Ainda que menos sofisticada ou com menos polimento estético, existem vários elementos de continuidade entre as duas coleções: os casacos com mangas arregaçadas, os logos destacados nas costas, a cartela de cores, as sobreposições, mas poucos são tão indicativos em termos de evolução.


Na temporada passada, a abordagem foi bastante técnica, matemática até. Muitos criticaram a apresentação pela falta de emoção e grandiosidade. Acontece que aquelas roupas começaram a ser pensadas em abril de 2020, pouco mais de um mês após os primeiros lockdowns e quarentenas. Ninguém sabia o que sentir tampouco como expressar esses sentimentos em roupas. Daí a sensação quase asséptica e laboratorial do desfile, com as blusas rente ao corpo mais parecendo elementos de proteção.

Agora é diferente. “A coleção é sobre as emoções do ser humano em relação ao que está acontecendo no mundo”, disse Raf, durante uma conversa com estudantes de todo o mundo, após a transmissão do desfile, na manhã deste domingo (17.01). “É sobre sensações, contrastes. Por isso, criamos esse espaço abstrato cheio de sentimentos”, completou Miuccia Prada.

De fato, a cenografia entrega muito sobre o que há por trás das roupas. Criada por Rem Koolhaas e sua AMO, era composta por salas com chão marmorizado e paredes felpudas (ou vice-versa) em tons de verde, azul, vermelho, rosa e roxo. Não parecia com nada, lembrava tudo. Um quarto, uma sala, um banheiro, uma buatchy. Ou o interior de nossas cabeças em uma viagem psicodélica ou durante boa parte de 2020.

A conexão mais óbvia é com a tatilidade. No ano em que fomos privados do contato físico, dá vontade de ficar horas deitado ou se esfregando naquelas superfícies peludas. Algumas das roupas produzem efeitos similares com suas tramas e materiais. Porém, há mais do que só a ausência ou desejo pelo toque. Tem os sentimentos malucos, antagônicos, contraditórios. E aí, de novo, o macacão entra em cena como metáfora perfeita.

A peça comunica uma certa infantilidade, permite liberdade de movimentos, é aconchegante. Até crescermos e precisarmos usar roupas de trabalho, como o terno, e tudo fica formal, sério, constrito. O mesmo vale para questões corporais e sexuais (embora a mensagem seja muito prejudicada pelo casting de modelos extremamente magros e jovens). O macacão, tipo um ceroula para o corpo inteiro, desenha seus contornos, o deixa exposto veladamente e carrega significados históricos sobre sexualidade. Mas novamente crescemos e nos cobrimos, escondemos nossos desejos, nossos sexos viram nossas vergonhas.

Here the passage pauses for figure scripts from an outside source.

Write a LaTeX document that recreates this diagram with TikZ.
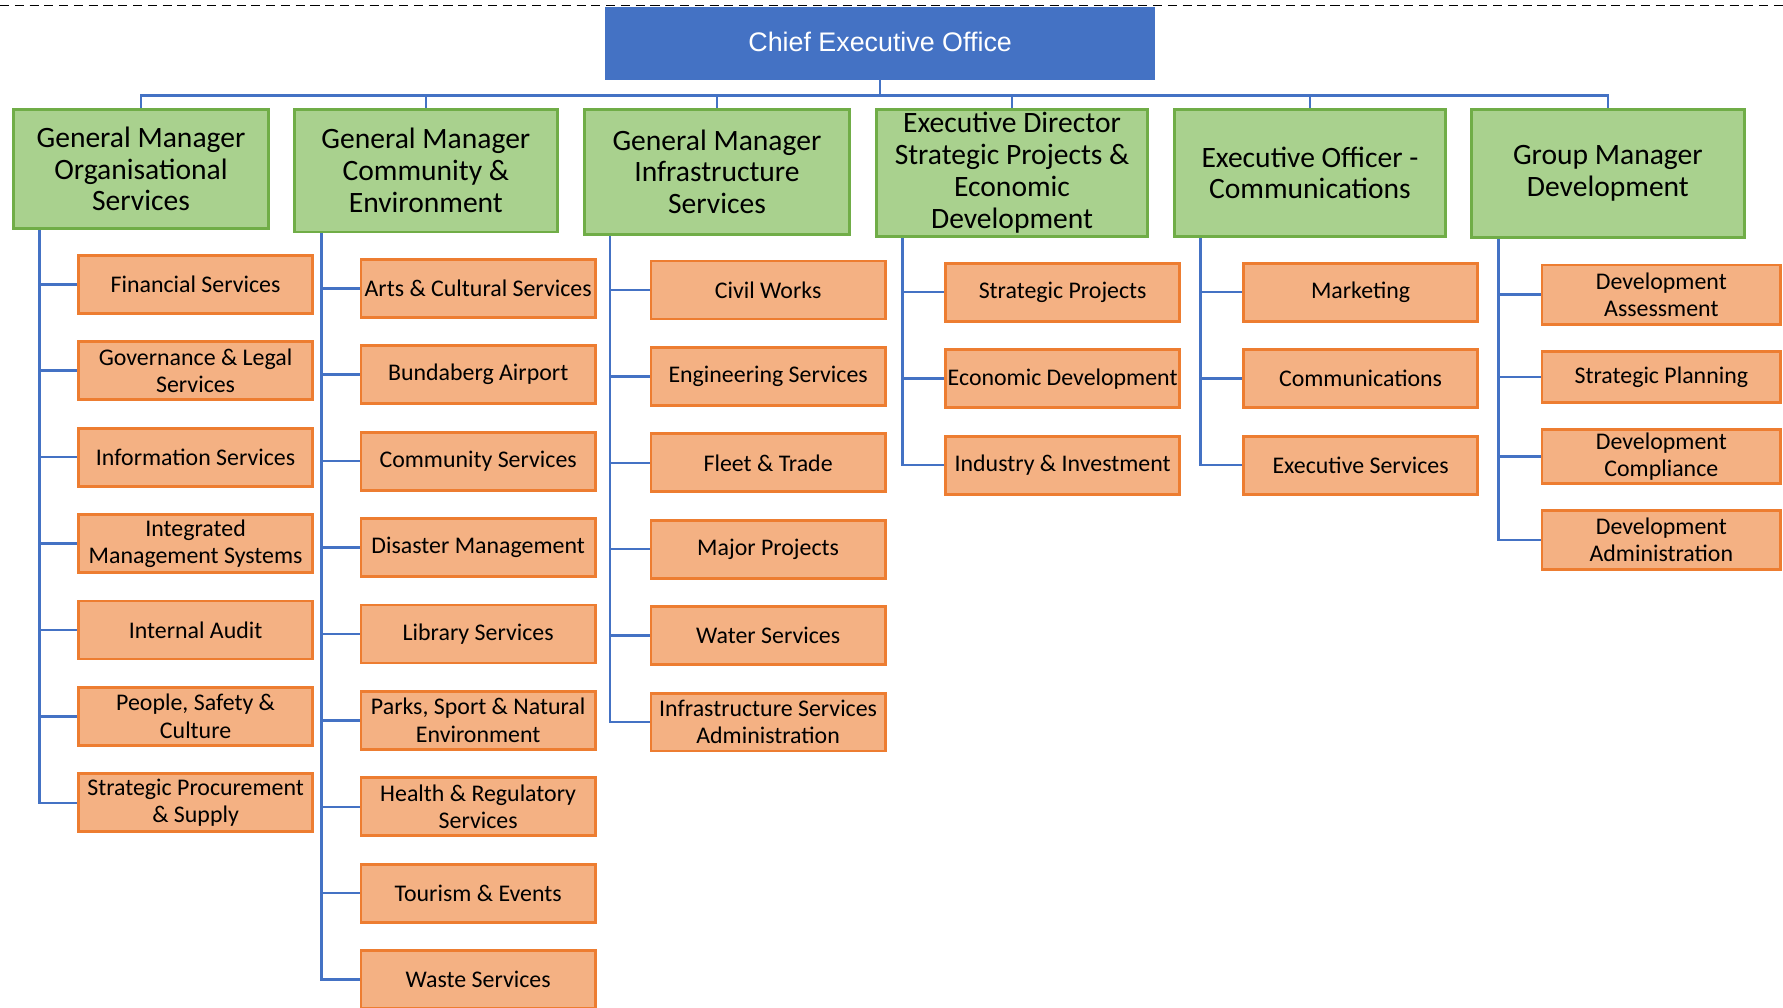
\documentclass[tikz,border=0pt]{standalone}
\usepackage{fontspec}
\setmainfont{Carlito}
\newfontfamily\ceofont{Liberation Sans}
\usepackage{tikz}
\definecolor{ceoblue}{HTML}{4472C4}
\definecolor{gmfill}{HTML}{A9D18E}
\definecolor{gmline}{HTML}{70AD47}
\definecolor{unitfill}{HTML}{F4B183}
\definecolor{unitline}{HTML}{ED7D31}
\definecolor{linkblue}{HTML}{4472C4}

\tikzset{
	ceo/.style={fill=ceoblue, text=white, inner sep=0pt,
		font=\ceofont\fontsize{23.6}{27}\selectfont,
		minimum width=484pt, minimum height=64pt},
	gm/.style={fill=gmfill, draw=gmline, line width=2.5pt, align=center,
		inner sep=0pt, font=\fontsize{26}{28}\selectfont},
	unit/.style={fill=unitfill, draw=unitline, line width=2.5pt, align=center,
		inner sep=0pt, font=\fontsize{21}{24}\selectfont,
		minimum width=206pt, minimum height=51pt},
	link/.style={draw=linkblue, line width=2.2pt},
	bus/.style={to path={-- ++(0,14) -| (\tikztotarget)}},
	elbow/.style={to path={|- (\tikztotarget)}}
}

\begin{document}
\begin{tikzpicture}[x=1pt,y=-1pt]
		\useasboundingbox (0,0) rectangle (1568,886);
		\draw[dash pattern=on 8pt off 5pt, line width=1.2pt] (0,5) -- (1568,5);

		\node[ceo] (CEO) at (774,38) {\raisebox{3pt}{Chief Executive Office}};

		\node[gm, minimum width=224pt, minimum height=105pt] (GM1) at (124,148.5) {General Manager\\Organisational\\Services};
		\node[gm, minimum width=231pt, minimum height=108pt] (GM2) at (374.5,150) {General Manager\\Community \&\\Environment};
		\node[gm, minimum width=233pt, minimum height=110pt] (GM3) at (630.5,151) {General Manager\\Infrastructure\\Services};
		\node[gm, minimum width=238pt, minimum height=112pt] (GM4) at (890,152) {Executive Director\\Strategic Projects \&\\Economic\\Development};
		\node[gm, minimum width=238pt, minimum height=112pt] (GM5) at (1152,152) {Executive Officer -\\Communications};
		\node[gm, minimum width=240pt, minimum height=113pt] (GM6) at (1414,152.5) {Group Manager\\Development};

		\coordinate (T1) at ([xshift=24pt]GM1.south west);
		\coordinate (T2) at ([xshift=25pt]GM2.south west);
		\coordinate (T3) at ([xshift=23.5pt]GM3.south west);
		\coordinate (T4) at ([xshift=24pt]GM4.south west);
		\coordinate (T5) at ([xshift=24pt]GM5.south west);
		\coordinate (T6) at ([xshift=25pt]GM6.south west);

		\node[unit] (O1) at (172,250) {Financial Services};
		\node[unit] (O2) at (172,326) {Governance \& Legal\\Services};
		\node[unit] (O3) at (172,402) {Information Services};
		\node[unit] (O4) at (172,478) {Integrated\\Management Systems};
		\node[unit] (O5) at (172,554) {Internal Audit};
		\node[unit] (O6) at (172,630) {People, Safety \&\\Culture};
		\node[unit] (O7) at (172,706) {Strategic Procurement\\\& Supply};

		\node[unit] (C1) at (420.5,253.5) {Arts \& Cultural Services};
		\node[unit] (C2) at (420.5,329.5) {Bundaberg Airport};
		\node[unit] (C3) at (420.5,405.5) {Community Services};
		\node[unit] (C4) at (420.5,481.5) {Disaster Management};
		\node[unit] (C5) at (420.5,557.5) {Library Services};
		\node[unit] (C6) at (420.5,633.5) {Parks, Sport \& Natural\\Environment};
		\node[unit] (C7) at (420.5,709.5) {Health \& Regulatory\\Services};
		\node[unit] (C8) at (420.5,785.5) {Tourism \& Events};
		\node[unit] (C9) at (420.5,861.5) {Waste Services};

		\node[unit] (I1) at (675.5,255) {Civil Works};
		\node[unit] (I2) at (675.5,331) {Engineering Services};
		\node[unit] (I3) at (675.5,407) {Fleet \& Trade};
		\node[unit] (I4) at (675.5,483) {Major Projects};
		\node[unit] (I5) at (675.5,559) {Water Services};
		\node[unit] (I6) at (675.5,635) {Infrastructure Services\\Administration};

		\node[unit] (E1) at (934.5,257) {Strategic Projects};
		\node[unit] (E2) at (934.5,333) {Economic Development};
		\node[unit] (E3) at (934.5,409) {Industry \& Investment};

		\node[unit] (M1) at (1196.5,257) {Marketing};
		\node[unit] (M2) at (1196.5,333) {Communications};
		\node[unit] (M3) at (1196.5,409) {Executive Services};

		\node[unit, minimum width=210pt, minimum height=52pt] (D1) at (1461,259) {Development\\Assessment};
		\node[unit, minimum width=210pt, minimum height=45pt] (D2) at (1461,331.5) {Strategic Planning};
		\node[unit, minimum width=210pt, minimum height=47pt] (D3) at (1461,401.5) {Development\\Compliance};
		\node[unit, minimum width=210pt, minimum height=52pt] (D4) at (1461,475) {Development\\Administration};
		%
		\path[link]
		(CEO.south) edge[bus] (GM1.north)
		(CEO.south) edge[bus] (GM2.north)
		(CEO.south) edge[bus] (GM3.north)
		(CEO.south) edge[bus] (GM4.north)
		(CEO.south) edge[bus] (GM5.north)
		(CEO.south) edge[bus] (GM6.north)

		(T1) edge[elbow] (O1.west)
		(T1 |- O1.west) edge[elbow] (O2.west)
		(T1 |- O2.west) edge[elbow] (O3.west)
		(T1 |- O3.west) edge[elbow] (O4.west)
		(T1 |- O4.west) edge[elbow] (O5.west)
		(T1 |- O5.west) edge[elbow] (O6.west)
		(T1 |- O6.west) edge[elbow] (O7.west)

		(T2) edge[elbow] (C1.west)
		(T2 |- C1.west) edge[elbow] (C2.west)
		(T2 |- C2.west) edge[elbow] (C3.west)
		(T2 |- C3.west) edge[elbow] (C4.west)
		(T2 |- C4.west) edge[elbow] (C5.west)
		(T2 |- C5.west) edge[elbow] (C6.west)
		(T2 |- C6.west) edge[elbow] (C7.west)
		(T2 |- C7.west) edge[elbow] (C8.west)
		(T2 |- C8.west) edge[elbow] (C9.west)

		(T3) edge[elbow] (I1.west)
		(T3 |- I1.west) edge[elbow] (I2.west)
		(T3 |- I2.west) edge[elbow] (I3.west)
		(T3 |- I3.west) edge[elbow] (I4.west)
		(T3 |- I4.west) edge[elbow] (I5.west)
		(T3 |- I5.west) edge[elbow] (I6.west)

		(T4) edge[elbow] (E1.west)
		(T4 |- E1.west) edge[elbow] (E2.west)
		(T4 |- E2.west) edge[elbow] (E3.west)

		(T5) edge[elbow] (M1.west)
		(T5 |- M1.west) edge[elbow] (M2.west)
		(T5 |- M2.west) edge[elbow] (M3.west)

		(T6) edge[elbow] (D1.west)
		(T6 |- D1.west) edge[elbow] (D2.west)
		(T6 |- D2.west) edge[elbow] (D3.west)
		(T6 |- D3.west) edge[elbow] (D4.west);
\end{tikzpicture}
\end{document}
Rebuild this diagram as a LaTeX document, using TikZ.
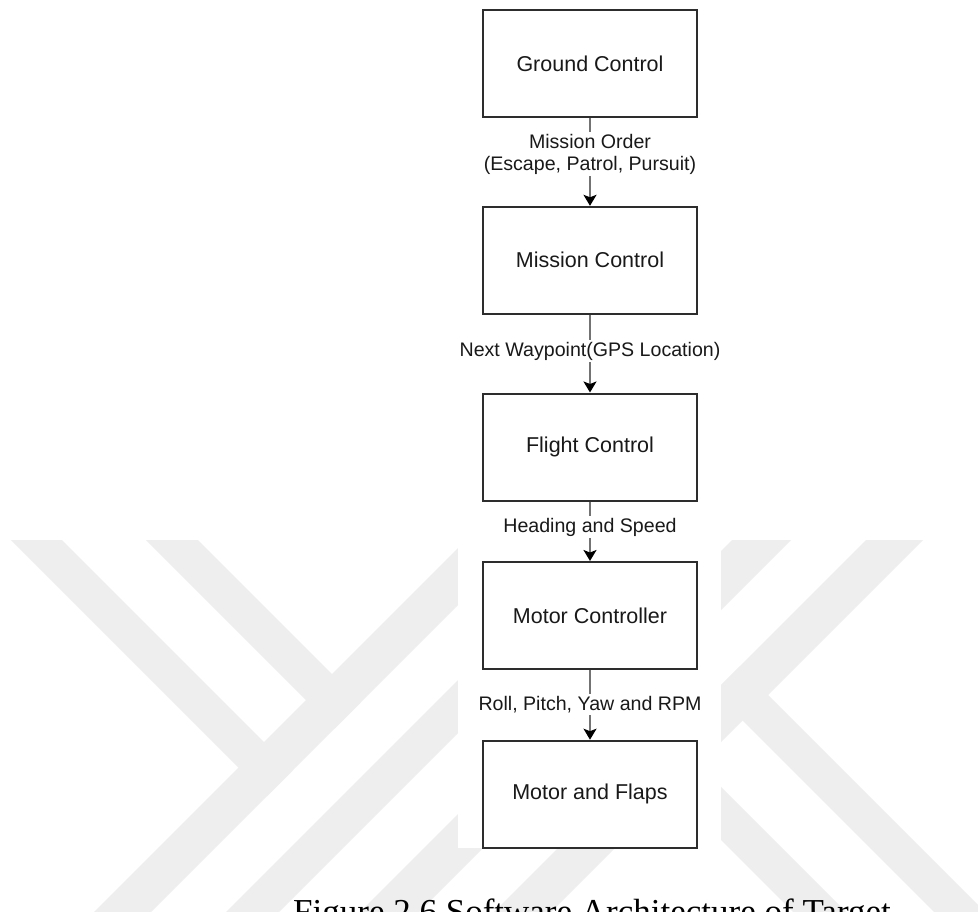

Num momento bem maravilhoso de edição, cenas curtas dos modelos dançando surgem como rompantes libertários. É aquela válvula de escape que poucos vêem: a dança maluca sozinho no quarto, o grito com a cara afundada no travesseiro, o surto com movimentos físicos jamais imaginados. Dá até para pensar numa retomada aos estados mais puros ou selvagens do ser, àquela inconsequência impúbere e até infantil (ideias, aliás, já trabalhadas por Miuccia e Raf em coleções passadas). Mas isso a gente discute depois…

O que vale observar aqui é como a abordagem considerada e calculista em termos de design, no verão 2021, abre espaço para emoções e sentimentos outros, vários até. Se não exatamente nas roupas, na maneira como são apresentadas (dentre os vídeos que simulam uma passarela, este é bastante interessante). Como Raf disse na conversa com estudantes, “não era importante criar um contexto de narrativa”, ou seja, um tema ou uma história com começo, meio e fim. “Mas, sim, um contexto de sentimentos”. E sentimentos, cada um sente de um jeito.